We analyzed the interplay between neutral and deterministic processes in maintaining contrasting alternative bacterioplankton communities through time in highly productive shallow lakes and evaluated the relevance of these processes when a regime shift from a clear to a turbid state occurred. We observed that local assembly is ruled primary deterministically, via local habitat filtering, with a secondary role of stochastic processes. We also found a hierarchy in the environmental sorting: while an unusual Verrucomicrobia dominance characterizes the three systems, local conditions limit within-bacterial community membership to closely phylogenetically related and ecologically similar taxa. These results indicate that bacterial abilities to establish in these lakes are strongly determined by their traits, and point toward special physiological adaptations to persist when these systems undergo a regime shift. Altogether, these results hint to a divergence in function among these alternative communities, mediated by major shifts in bacterial community trait structure, particularly regarding carbon use.

Alternative states drive the patterns in the bacterioplankton composition in shallow Pampean lakes (Argentina).

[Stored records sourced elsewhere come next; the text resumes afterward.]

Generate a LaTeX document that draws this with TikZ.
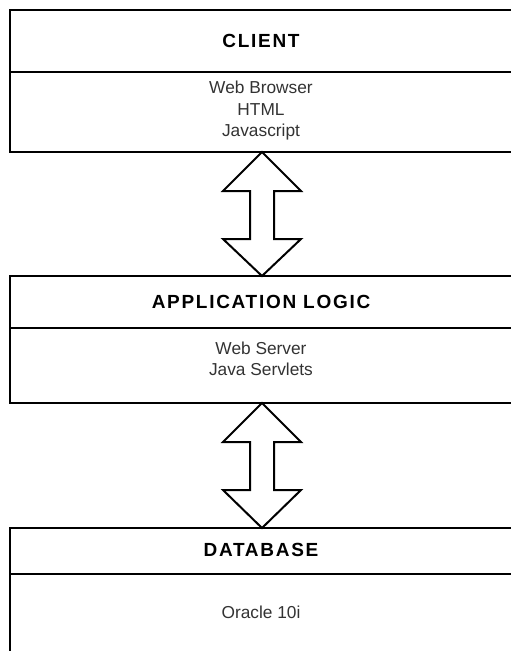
\documentclass[tikz,border=0pt]{standalone}
\usepackage{fontspec}
\setmainfont{Liberation Sans}
\begin{document}
\begin{tikzpicture}[x=1pt,y=-1pt,
  boxline/.style={draw=black,line width=2pt},
  head/.style={font=\fontsize{19}{22}\selectfont\bfseries\addfontfeature{LetterSpace=9},text=black,inner sep=0pt,anchor=center},
  body/.style={font=\fontsize{17.3}{21.5}\selectfont,text=black!80,align=center,inner sep=0pt,anchor=center},
  dblarrow/.style={draw=black,line width=2pt,fill=white,line join=miter}]
\useasboundingbox (0,0) rectangle (511,651);
\fill[white] (0,0) rectangle (511,651);
% boxes
\draw[boxline] (530,10) -- (10,10) -- (10,152) -- (530,152);
\draw[boxline] (10,72) -- (530,72);
\draw[boxline] (530,276) -- (10,276) -- (10,403) -- (530,403);
\draw[boxline] (10,328) -- (530,328);
\draw[boxline] (530,528) -- (10,528) -- (10,680);
\draw[boxline] (10,574) -- (530,574);
% texts
\node[head] (client) at (261,41) {CLIENT};
\node[body] (clientbody) at (261,111) {Web Browser\\HTML\\Javascript};
\node[head] (app) at (261,302) {APPLICATION LOGIC};
\node[body] (appbody) at (261,359) {Web Server\\Java Servlets};
\node[head] (db) at (261,550) {DATABASE};
\node[body] (dbbody) at (261,612) {Oracle 10i};
% arrows
\coordinate (a1t) at (262,152);
\coordinate (a1b) at (262,276);
\coordinate (a2t) at (262,403);
\coordinate (a2b) at (262,528);
\draw[dblarrow] (a1t) -- ++(39,39) -- ++(-27,0) -- ++(0,48) -- ++(27,0) -- (a1b)
  -- ++(-39,-37) -- ++(27,0) -- ++(0,-48) -- ++(-27,0) -- cycle;
\draw[dblarrow] (a2t) -- ++(39,39) -- ++(-27,0) -- ++(0,48) -- ++(27,0) -- (a2b)
  -- ++(-39,-38) -- ++(27,0) -- ++(0,-48) -- ++(-27,0) -- cycle;
\end{tikzpicture}
\end{document}
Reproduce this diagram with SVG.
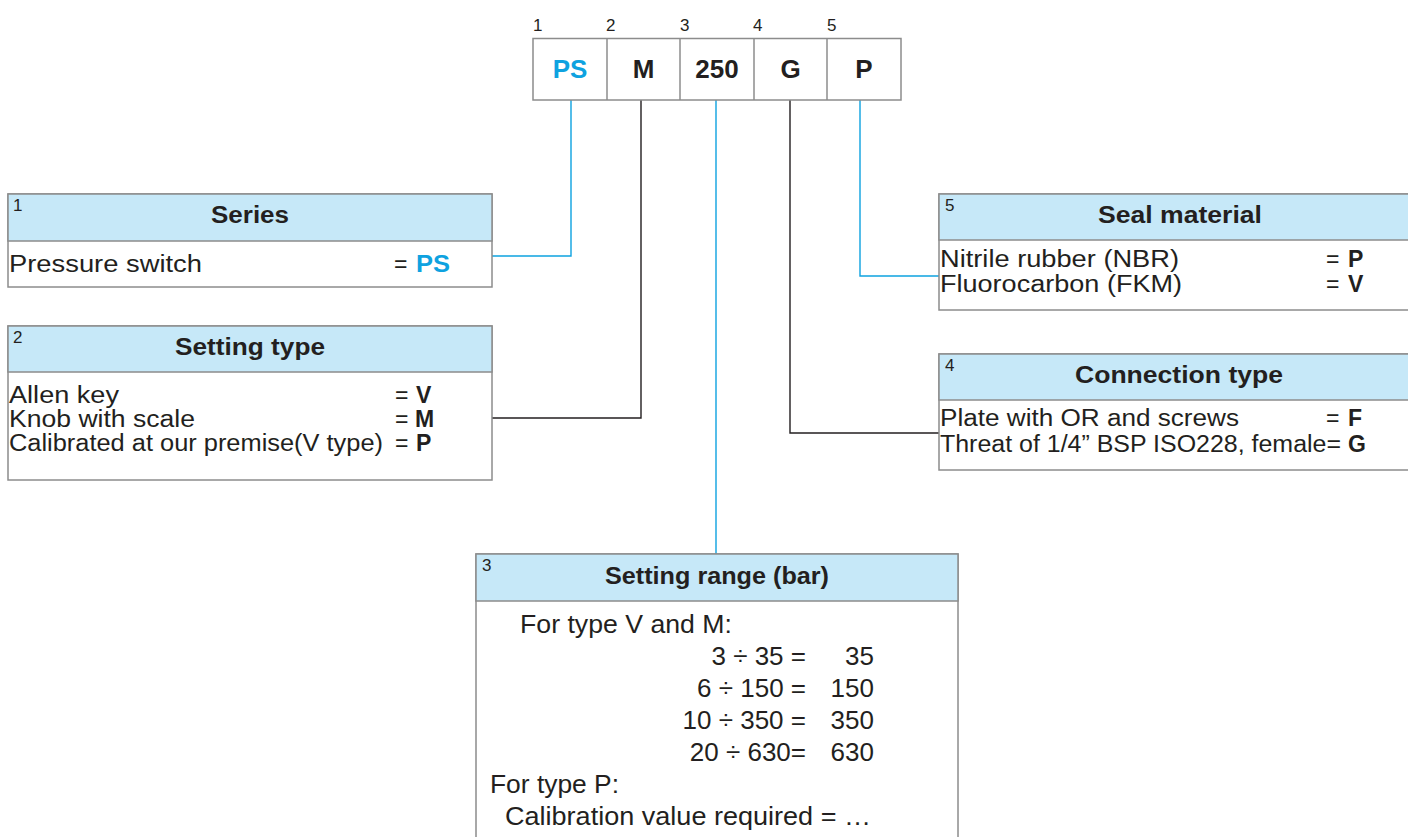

We assessed the influence of environmental factors in shaping the free-living bacterial community structure in a set of shallow lakes characterized by contrasting stable state patterns (clear-vegetated, inorganic-turbid and phytoplankton-turbid). Six temperate shallow lakes from the Pampa Plain (Argentina) were sampled over an annual cycle, and two fingerprinting techniques were applied: a 16S rDNA analysis was performed using denaturing gradient gel electrophoresis (DGGE) profiles, and a 16S-23S internally transcribed spacer region analysis was conducted by means of automated ribosomal intergenic spacer analysis (ARISA) profiles. Our results show that the steady state that characterized the different shallow lakes played a major role in structuring the community: the composition of free-living bacteria differed significantly between clear-vegetated, inorganic-turbid and phytoplankton-turbid shallow lakes. The state of the system was more important in determining these patterns than seasonality, geographical location or degree of hydrological connectivity. Moreover, this strong environmental control was particularly evident in the pattern observed in one of the lakes, which shifted from a clear to a turbid state over the course of the study. This lake showed a directional selection of species from a typical clear-like to a turbid-like community. The combined DGGE/ARISA approach revealed not only broad patterns among different alternative steady states, but also more subtle differences within different regimes.